Rich Cohen: Tour Lake Michigan

New York Times:

To really know the lake, though, you’ve got to get in it over your head. You enter across a bed of sharp rocks — an imperfection that illuminates the perfection of the whole. The water is very clear and very cold. As you go under, the air leaves your body. Unless it’s August or September, when the water temperature climbs into the low 80s, your skin takes on a bluish tint. You swim out, not as buoyant as in a salt sea, but energized.

In America, we call it fresh water. Elsewhere, it’s sweet-water, which seems more accurate. Fifty yards out, you turn and look back. The city looms like a thunderhead. The Hancock building stands above the rest, a massive obelisk crossed by huge supports. It was the world’s sixth tallest when I was a child, but now, mostly because of Abu Dhabi’s busy hands, is out of the top 20.

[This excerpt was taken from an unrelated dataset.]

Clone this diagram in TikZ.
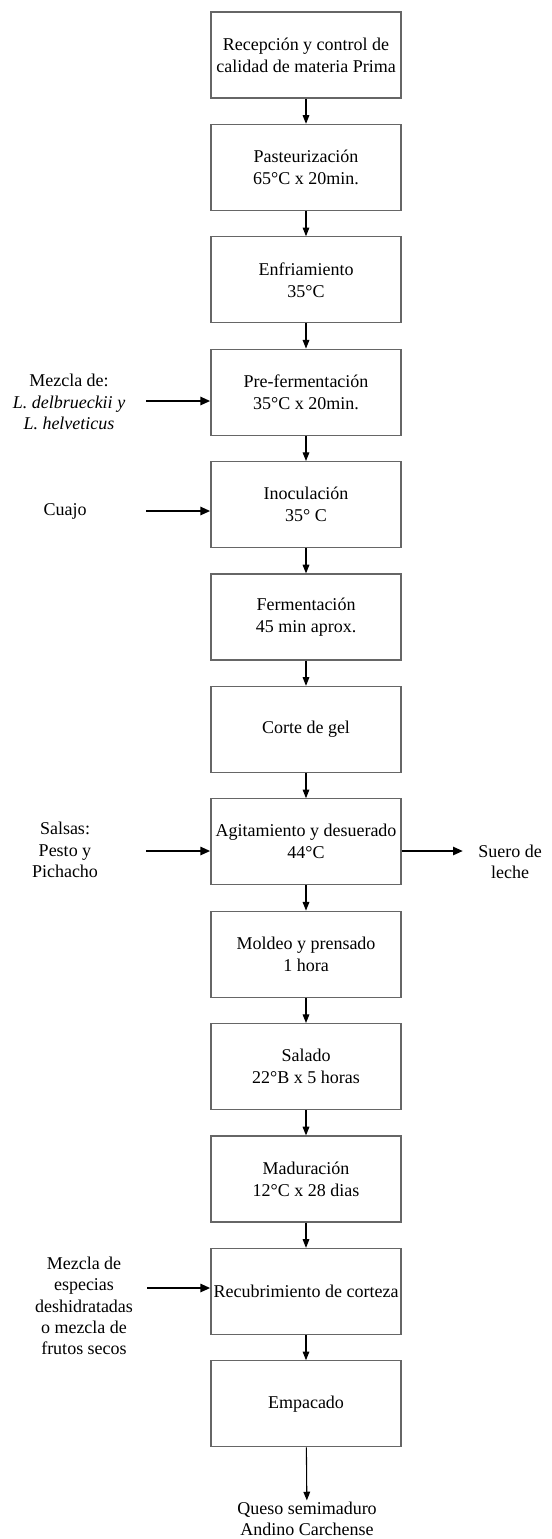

The Hancock’s observation deck is where you go for the wide angle. The western windows show why Chicago was the birth place of the skyscraper. The grassland prairie is so punishingly flat, with roads going on forever, it makes sense that the people in town would build their own heights, mountains, overlooks. From the northern windows, you see the shore and the village where I grew up, as well as Wrigley Field and the Baha’i Temple in Wilmette. In the south, you see factories, smoke stacks, haze. But the big picture is east. It’s water. And water and water and water. You strain to see the other side but never will. It’s 75 miles across from Chicago to Michigan, and close to a thousand miles around.

Wildness at the edge of city -- beautiful!